Son Smuggled The Foreign Currency In SriLankan Airlines Chairman
Sri Lankan Airlines Chairman Nishantha Wickremesinghe told The Sunday Leader that his son Shehan Michael Wickremesinghe did not declare Rs. 3.1 million worth of foreign currency to Sri Lanka Customs when he arrived in the country in April this year.
A lot of people who bring money into the country for different purposes don t declare the monies. People bring cash to invest in a car or buy a land but they have a fear psychosis of declaring the monies because they think that will lead to different connotations, he said.
He brought it as pocket money, Wickremesinghe said, adding that his son had given the cash to his wife as a thank you to his parents having spent some Rs 8 million on his education in Canada.
According to family sources Shehan Wickremesinghe emigrated to Australia recently and works in marketing in a small missionary organization.
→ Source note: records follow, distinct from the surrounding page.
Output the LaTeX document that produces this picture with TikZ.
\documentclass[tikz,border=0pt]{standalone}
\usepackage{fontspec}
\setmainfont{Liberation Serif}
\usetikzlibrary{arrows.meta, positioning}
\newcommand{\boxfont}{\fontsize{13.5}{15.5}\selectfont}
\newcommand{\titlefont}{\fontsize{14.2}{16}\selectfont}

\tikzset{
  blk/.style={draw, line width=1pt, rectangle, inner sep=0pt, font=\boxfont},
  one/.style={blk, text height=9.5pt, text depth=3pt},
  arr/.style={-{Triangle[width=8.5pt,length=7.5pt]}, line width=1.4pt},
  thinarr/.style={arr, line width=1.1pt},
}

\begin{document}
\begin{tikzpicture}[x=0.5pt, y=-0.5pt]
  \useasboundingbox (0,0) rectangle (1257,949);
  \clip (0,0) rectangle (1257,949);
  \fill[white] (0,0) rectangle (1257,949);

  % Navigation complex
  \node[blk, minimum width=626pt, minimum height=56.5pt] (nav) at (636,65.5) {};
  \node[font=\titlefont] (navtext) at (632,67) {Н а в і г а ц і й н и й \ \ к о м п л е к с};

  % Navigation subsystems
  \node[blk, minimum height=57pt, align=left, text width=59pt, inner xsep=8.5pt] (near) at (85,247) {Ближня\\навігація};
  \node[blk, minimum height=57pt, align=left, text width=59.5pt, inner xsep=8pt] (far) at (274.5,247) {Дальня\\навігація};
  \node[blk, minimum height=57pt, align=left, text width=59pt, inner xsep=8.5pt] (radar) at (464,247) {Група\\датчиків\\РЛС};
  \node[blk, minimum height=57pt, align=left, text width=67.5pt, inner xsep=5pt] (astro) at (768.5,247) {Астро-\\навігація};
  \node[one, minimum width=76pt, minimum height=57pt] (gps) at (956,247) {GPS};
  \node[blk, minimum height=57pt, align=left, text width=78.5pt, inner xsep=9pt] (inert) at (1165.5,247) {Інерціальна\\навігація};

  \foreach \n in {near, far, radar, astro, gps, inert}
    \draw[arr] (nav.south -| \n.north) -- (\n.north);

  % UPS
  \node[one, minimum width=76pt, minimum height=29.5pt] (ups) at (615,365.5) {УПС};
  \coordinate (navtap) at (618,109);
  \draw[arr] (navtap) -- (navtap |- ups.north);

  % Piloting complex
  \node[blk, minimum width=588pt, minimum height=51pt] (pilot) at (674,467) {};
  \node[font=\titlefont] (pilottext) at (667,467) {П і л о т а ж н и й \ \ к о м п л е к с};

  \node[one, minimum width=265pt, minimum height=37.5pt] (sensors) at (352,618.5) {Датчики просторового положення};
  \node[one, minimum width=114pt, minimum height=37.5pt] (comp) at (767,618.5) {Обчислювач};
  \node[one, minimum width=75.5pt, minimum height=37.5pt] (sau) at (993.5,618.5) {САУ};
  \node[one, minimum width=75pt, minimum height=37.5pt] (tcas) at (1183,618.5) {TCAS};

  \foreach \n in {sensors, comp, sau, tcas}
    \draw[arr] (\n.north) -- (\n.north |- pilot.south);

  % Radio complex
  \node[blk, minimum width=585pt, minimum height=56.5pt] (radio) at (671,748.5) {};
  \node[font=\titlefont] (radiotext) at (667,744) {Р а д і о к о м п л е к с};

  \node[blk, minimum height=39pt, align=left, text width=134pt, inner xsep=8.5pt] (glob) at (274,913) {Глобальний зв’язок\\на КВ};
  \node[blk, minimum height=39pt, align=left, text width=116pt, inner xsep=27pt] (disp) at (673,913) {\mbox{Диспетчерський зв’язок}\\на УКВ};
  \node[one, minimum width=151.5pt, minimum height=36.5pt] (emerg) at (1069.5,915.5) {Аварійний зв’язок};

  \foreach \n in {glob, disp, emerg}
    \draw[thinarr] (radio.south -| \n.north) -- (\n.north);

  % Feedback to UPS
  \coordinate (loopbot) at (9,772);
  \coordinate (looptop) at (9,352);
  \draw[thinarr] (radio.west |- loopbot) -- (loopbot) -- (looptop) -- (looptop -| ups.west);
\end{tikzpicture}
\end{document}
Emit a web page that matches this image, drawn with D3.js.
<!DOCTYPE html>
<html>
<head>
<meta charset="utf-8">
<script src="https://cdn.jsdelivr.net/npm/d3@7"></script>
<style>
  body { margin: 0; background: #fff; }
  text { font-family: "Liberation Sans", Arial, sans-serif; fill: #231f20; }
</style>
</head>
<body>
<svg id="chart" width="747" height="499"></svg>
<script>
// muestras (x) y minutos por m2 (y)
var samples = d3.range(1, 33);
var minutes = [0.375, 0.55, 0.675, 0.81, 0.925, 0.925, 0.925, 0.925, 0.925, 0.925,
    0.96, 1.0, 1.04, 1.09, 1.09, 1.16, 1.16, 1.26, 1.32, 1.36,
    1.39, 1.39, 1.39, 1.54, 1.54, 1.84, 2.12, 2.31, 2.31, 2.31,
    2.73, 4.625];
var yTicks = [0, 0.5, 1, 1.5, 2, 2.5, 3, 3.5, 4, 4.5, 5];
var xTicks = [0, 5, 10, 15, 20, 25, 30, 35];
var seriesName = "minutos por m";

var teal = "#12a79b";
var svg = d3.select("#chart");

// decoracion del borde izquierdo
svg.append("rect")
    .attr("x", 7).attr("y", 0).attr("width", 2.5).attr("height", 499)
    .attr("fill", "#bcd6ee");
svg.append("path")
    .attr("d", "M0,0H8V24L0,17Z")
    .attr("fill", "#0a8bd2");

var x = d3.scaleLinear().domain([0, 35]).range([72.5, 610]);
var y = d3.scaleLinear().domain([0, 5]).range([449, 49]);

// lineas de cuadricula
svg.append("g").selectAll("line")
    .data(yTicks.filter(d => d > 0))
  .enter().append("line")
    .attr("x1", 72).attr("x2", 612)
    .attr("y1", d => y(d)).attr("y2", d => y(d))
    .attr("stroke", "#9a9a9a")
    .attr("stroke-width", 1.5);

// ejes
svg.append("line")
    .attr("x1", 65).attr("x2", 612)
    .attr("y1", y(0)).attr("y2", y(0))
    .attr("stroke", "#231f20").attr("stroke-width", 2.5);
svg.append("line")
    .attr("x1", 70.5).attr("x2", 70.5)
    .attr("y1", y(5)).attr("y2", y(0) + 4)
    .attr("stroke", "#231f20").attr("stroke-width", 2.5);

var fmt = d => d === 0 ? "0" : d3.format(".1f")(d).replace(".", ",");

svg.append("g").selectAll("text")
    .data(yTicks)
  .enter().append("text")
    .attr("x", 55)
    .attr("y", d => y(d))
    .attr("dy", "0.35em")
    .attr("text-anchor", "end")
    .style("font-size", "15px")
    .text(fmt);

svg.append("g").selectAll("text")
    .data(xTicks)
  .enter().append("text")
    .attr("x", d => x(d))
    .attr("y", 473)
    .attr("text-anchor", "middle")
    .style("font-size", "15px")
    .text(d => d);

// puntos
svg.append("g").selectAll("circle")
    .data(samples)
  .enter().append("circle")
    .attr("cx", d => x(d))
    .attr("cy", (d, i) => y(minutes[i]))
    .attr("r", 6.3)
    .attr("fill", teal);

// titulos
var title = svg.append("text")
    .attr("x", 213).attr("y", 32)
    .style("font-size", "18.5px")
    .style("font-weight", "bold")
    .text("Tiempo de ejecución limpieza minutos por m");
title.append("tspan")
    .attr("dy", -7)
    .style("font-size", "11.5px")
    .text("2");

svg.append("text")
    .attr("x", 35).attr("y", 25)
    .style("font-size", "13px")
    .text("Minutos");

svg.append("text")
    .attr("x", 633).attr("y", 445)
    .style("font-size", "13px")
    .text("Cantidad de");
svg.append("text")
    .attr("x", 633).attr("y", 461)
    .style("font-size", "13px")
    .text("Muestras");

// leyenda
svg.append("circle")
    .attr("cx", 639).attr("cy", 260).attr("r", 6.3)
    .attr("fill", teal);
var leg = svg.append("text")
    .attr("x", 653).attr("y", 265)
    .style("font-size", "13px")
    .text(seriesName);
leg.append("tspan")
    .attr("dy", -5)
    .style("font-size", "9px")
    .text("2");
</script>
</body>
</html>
In fact, in contradiction to this statement to another Sunday newspaper last week that his two sons had given him the foreign exchange as a birthday gift, he now says he has only one son abroad.
He also claims now that the 4 million rupee wristwatch was a birthday gift from his wife and two sons. However, his second son who lives in Sri Lanka Dilshan Wickremesinghe refused to comment and said to ask his father for any details.
Dilshan Wickremesinghe is Chief Financial Officer and Managing Director of Asset Networks (Pvt.) Ltd., a company engaged in IT services in Colombo and is also facing bribery charges after UNP Provincial Councilor Shiral Lakthilaka alleged that he provided unbranded computers to the government when the contract stipulated that the computers had to be branded.
Nishantha Wickremesinghe has given the media multiple explanations. First it was money given by Sri Lankan Airlines for an official trip to China.
He then said his wife had collected the foreign currency over a period of time but had not banked it as she did not believe in banks.
The scandal broke when his house in Mount Lavinia was robbed by what the police say a drug addict who was arrested last week. The police have since then refused to divulge the amount of foreign exchange that was robbed. Initial reports however from a senior police official who did not want to be named said, US $ 11,500 and Sterling Pounds- 10,500 was stolen from Wickremesinghe s residence at De Saram Place, Mount Lavinia.
The police last week took a u-turn on the robbery of foreign currency from the house of Wickremesinghe.
Despite the police initially saying that among the items stolen from his home three weeks ago was foreign currency to the value of over Rs. 4 million, police spokesman S. P. Ajith Rohana last week told this newspaper that most of the money stolen from the house was not foreign currency.